Measures of Central Tendency and Dispersion - Limitations

data_science
statistics

#1

Hi,

Please help me understand some situations when does each of the central tendency measures and variability fail?

Regards,
Tony


#2

Hi @tillutony

In general we work with the gaussian distribution(a.k.a. normal distribution) where in we choose mean over the rest as it is easily computable. The median is used to measure central tendency when skewed distributions are dealt with as the mean tends to lie near either of the extremes. Mode is used when we deal with nominal/categorical/ordinal distributions.

When it comes to variability there are two widely accepted choices.

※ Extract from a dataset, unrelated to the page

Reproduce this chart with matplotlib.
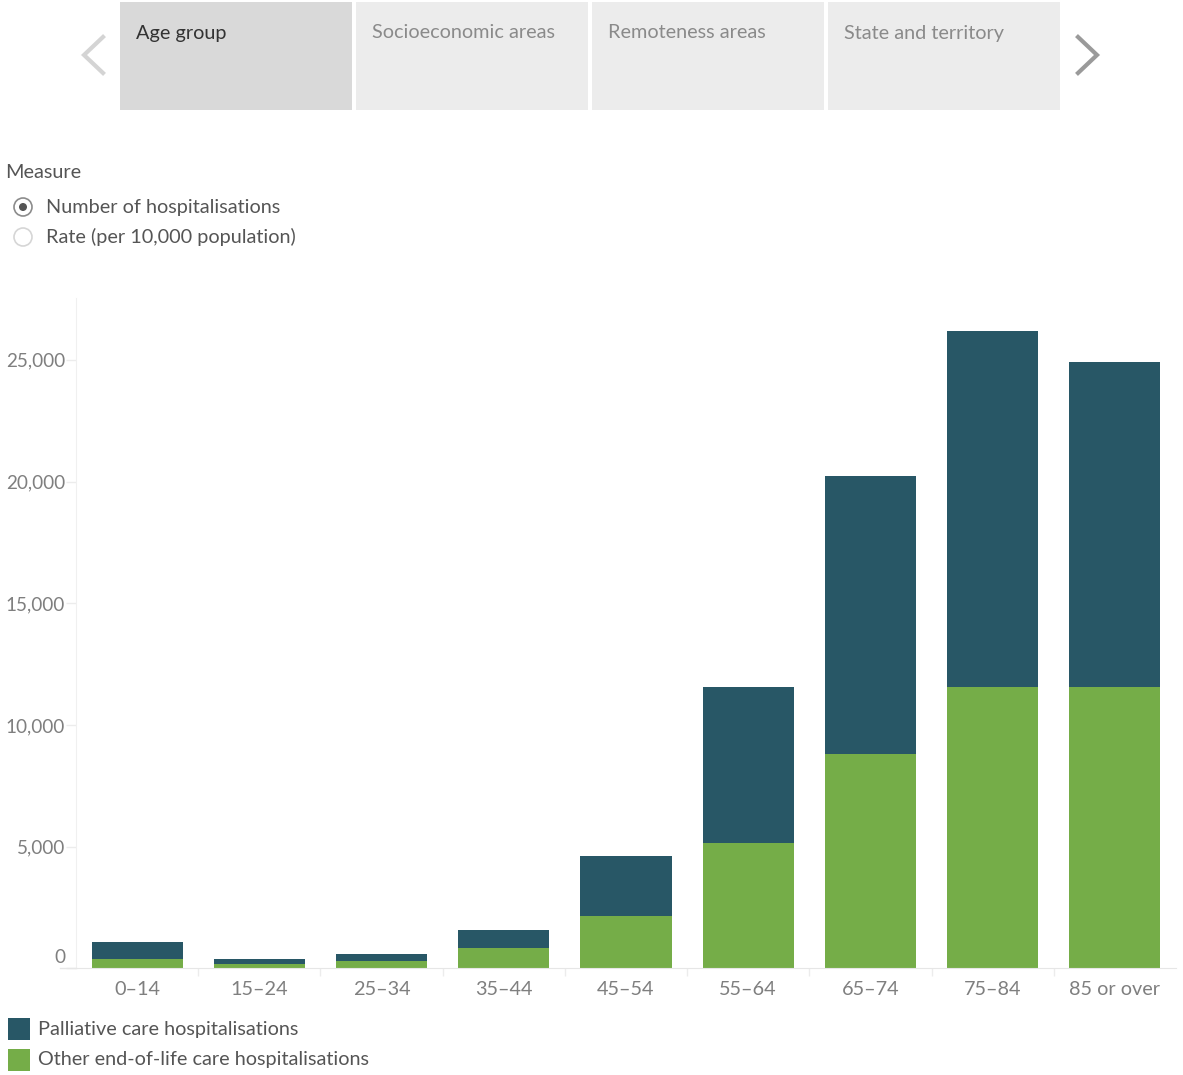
import matplotlib.pyplot as plt
import matplotlib.transforms as mtransforms
from matplotlib.lines import Line2D
from matplotlib.patches import Circle, Rectangle

# Hospitalisations by age group
age_groups = ["0–14", "15–24", "25–34", "35–44", "45–54", "55–64", "65–74", "75–84", "85 or over"]
other_eol = [370, 190, 310, 825, 2150, 5140, 8810, 11550, 11550]
palliative = [700, 185, 270, 765, 2480, 6410, 11430, 14650, 13380]

tabs = ["Age group", "Socioeconomic areas", "Remoteness areas", "State and territory"]
measures = ["Number of hospitalisations", "Rate (per 10,000 population)"]
series_names = ["Palliative care hospitalisations", "Other end-of-life care hospitalisations"]

DARK = "#285766"
GREEN = "#75ad48"
W, H = 1183, 1075
FS = 14.3

plt.rcParams["font.family"] = ["Lato", "DejaVu Sans"]

fig = plt.figure(figsize=(W / 100, H / 100), dpi=100)
# pixel coordinates, origin at top-left
px = mtransforms.Affine2D().scale(1 / W, -1 / H).translate(0, 1) + fig.transFigure

# ---- tab strip ----
tab_x = [120, 356, 592, 828]
for i, (x0, name) in enumerate(zip(tab_x, tabs)):
    face = "#d9d9d9" if i == 0 else "#ececec"
    fig.add_artist(Rectangle((x0, 2), 232, 108, transform=px, facecolor=face, edgecolor="none"))
    fig.text(x0 + 16, 33, name, transform=px, fontsize=FS, va="center",
             color="#333333" if i == 0 else "#8a8a8a")

fig.add_artist(Line2D([103, 84, 103], [37, 55, 73], transform=px, color="#d4d4d4", lw=3,
                      solid_joinstyle="miter"))
fig.add_artist(Line2D([1078, 1097, 1078], [37, 55, 73], transform=px, color="#9a9a9a", lw=3,
                      solid_joinstyle="miter"))

# ---- measure selector ----
fig.text(5, 173, "Measure", transform=px, fontsize=FS, va="center", color="#555555")
for j, (label, y) in enumerate(zip(measures, [207, 237])):
    fig.add_artist(Circle((23, y), 9, transform=px, facecolor="white",
                          edgecolor="#8c8c8c" if j == 0 else "#d6d6d6", lw=1.2))
    if j == 0:
        fig.add_artist(Circle((23, y), 4, transform=px, facecolor="#555555", edgecolor="none"))
    fig.text(46, y, label, transform=px, fontsize=FS, va="center", color="#555555")

# ---- chart ----
ax_left, ax_right, ax_top, ax_base = 76, 1176, 298, 968.4
ax = fig.add_axes([ax_left / W, 1 - ax_base / H, (ax_right - ax_left) / W, (ax_base - ax_top) / H])

x = range(len(age_groups))
ax.bar(x, other_eol, width=0.745, color=GREEN, edgecolor="none", label=series_names[1])
ax.bar(x, palliative, width=0.745, bottom=other_eol, color=DARK, edgecolor="none",
       label=series_names[0])

ax.set_xlim(-0.5, len(age_groups) - 0.5)
ax.set_ylim(0, 27540)

yticks = [0, 5000, 10000, 15000, 20000, 25000]
ax.set_yticks(yticks)
ax.set_yticklabels([f"{v:,}" for v in yticks])
ax.tick_params(axis="y", length=7, color="#ececec", width=1, pad=1, labelsize=13.6, labelcolor="#7f7f7f")
# zero label sits a little above the baseline
zero_lbl = ax.get_yticklabels()[0]
zero_lbl.set_transform(zero_lbl.get_transform() + mtransforms.ScaledTranslation(0, 0.12, fig.dpi_scale_trans))

ax.set_xticks(list(x))
ax.set_xticklabels(age_groups)
ax.set_xticks([i + 0.5 for i in range(len(age_groups) - 1)], minor=True)
ax.tick_params(axis="x", which="major", length=0, pad=9, labelsize=FS, labelcolor="#7f7f7f")
ax.tick_params(axis="x", which="minor", length=6, color="#ececec", width=1)

for side in ["top", "right"]:
    ax.spines[side].set_visible(False)
ax.spines["left"].set_color("#f0f0f0")
ax.spines["bottom"].set_color("#e6e6e6")
fig.add_artist(Line2D([60, ax_left], [ax_base, ax_base], transform=px, color="#e6e6e6", lw=1))

# ---- legend ----
for k, (name, color, y) in enumerate(zip(series_names, [DARK, GREEN], [1029, 1060])):
    fig.add_artist(Rectangle((8, y - 11), 22, 22, transform=px, facecolor=color, edgecolor="none"))
    fig.text(38, y, name, transform=px, fontsize=FS, va="center", color="#555555")

fig.savefig("out.png", dpi=100)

  1. Variance = average of absolute errors
  2. Variance = average of squared errors

Now the function of 1) is singular(non-differentiable) at certain points which makes it computationally heavy so it is avoided altogether. Still there are statisticians who argue it to work better than 2). My personal view on this is if you feel your data has a lot of Outliers in it then you should probably go with 1) as 2) gives a lot of weightage to Outliers(|large error| << (large error)^2). Otherwise 2) works just fine.

Regards


#3

Hi @titusdream

Great question!
For reader’s references, measures of central tendency are used to describe data using key metrics such as mean, mode and median. Similarly, data sets suffers from variability or spread. To measure that, we use measures of variability such as range, variance, standard deviation(SD), IQR etc. These measure allow you to say more in less words.

This is basic statistics.

But, these measures have limitations. Considering, the different types of data available today, you can’t use one measure like mean, median, SD to describe the data everytime. Therefore, it’s important to understand which measure works best and when!

Let’s see!

Good Scenario
From statistics point of view, a data having normal distribution is the best data (shown below). Normal distribution is exhibited by the data which has Mean = Mode = Median

If you get such data, you are lucky! In such case, you can use either of mean, mode or median to describe the data. Note: Mean & Median are preferable.

Bad Scenario
Bad things happen with data too. When a data set displays skewed distribution (shown below), you should use Median as a measure of central tendency. Skewed Distribution happens 1) where outliers are present 2) major density of data is concentrated one side of graph.

Why Median?
You should use median because it doesn’t get affected by the presence of outlier values. In other words, it is robust to outlier values.

Mode, as a measure is used while working on categorical data.

For Variability, @B.Rabbit has given an apt explanation above. In addition, to visualize variability, boxplot works well in all conditions. Larger the IQR, larger the variability.


#4

Hi All,

Appriciate for all the insights